As for retailers getting in on the trend, "we're trying to create a fantasy for [the modern woman]and an escape," says Aaron Hoey, general merchandise manager at Anthropologie Home, where the top-selling apron is a ruffled corsage number called Tea-and-Crumpets.

"They're functional, so if you wanted to wipe grease on them you could, but it's more about being feminine and frilly and whimsical and fun," Hoey adds.

Indeed, modern apron-wearers are hardly slugging it over a washboard like their predecessors. "When you're getting appetizers out of the oven and serving drinks, it's nice to have something on that's not ugly," says Marla Fortier, a 30-year-old homemaker who launched Sugarbaby Aprons (www.sugarbabyaprons.com) from Fort St. John, B.C. last October.

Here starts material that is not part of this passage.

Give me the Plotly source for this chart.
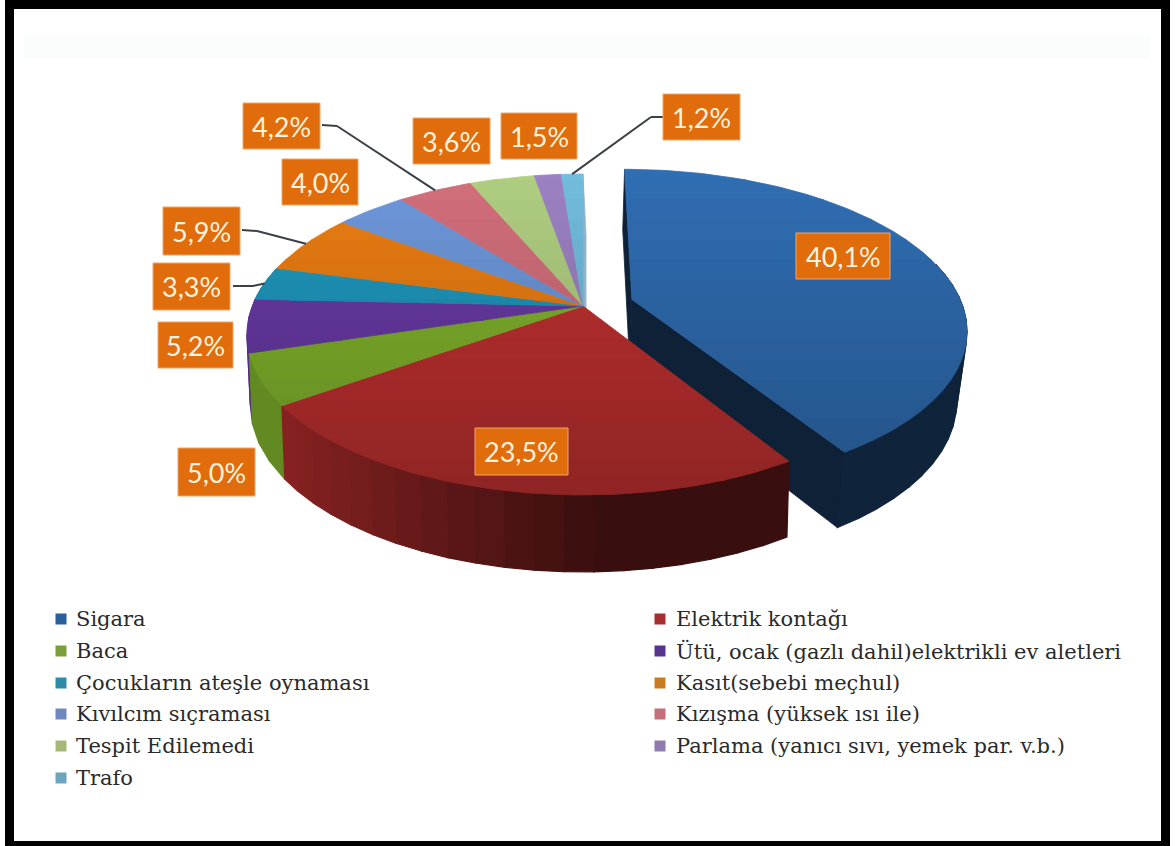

Her aprons are essentially fitted dresses to be worn over other dresses. She models them in teetering heels on her website, where she aspires to put "the sexy back into the housewife."

"I think entertaining has become a lost art," says Fortier, a big fan of such retro TV classics as I Love Lucy and The Dick Van Dyke Show: "I love the glamour and the beauty of the women back then."

As a group, today's apron makers do seem deeply affected by those fictitious worlds, a point that concerns critics like Tarrant.

"This nostalgia for the fifties mom at home, for Leave it to Beaver and Father Knows Best - it never really happened exactly like that," she says.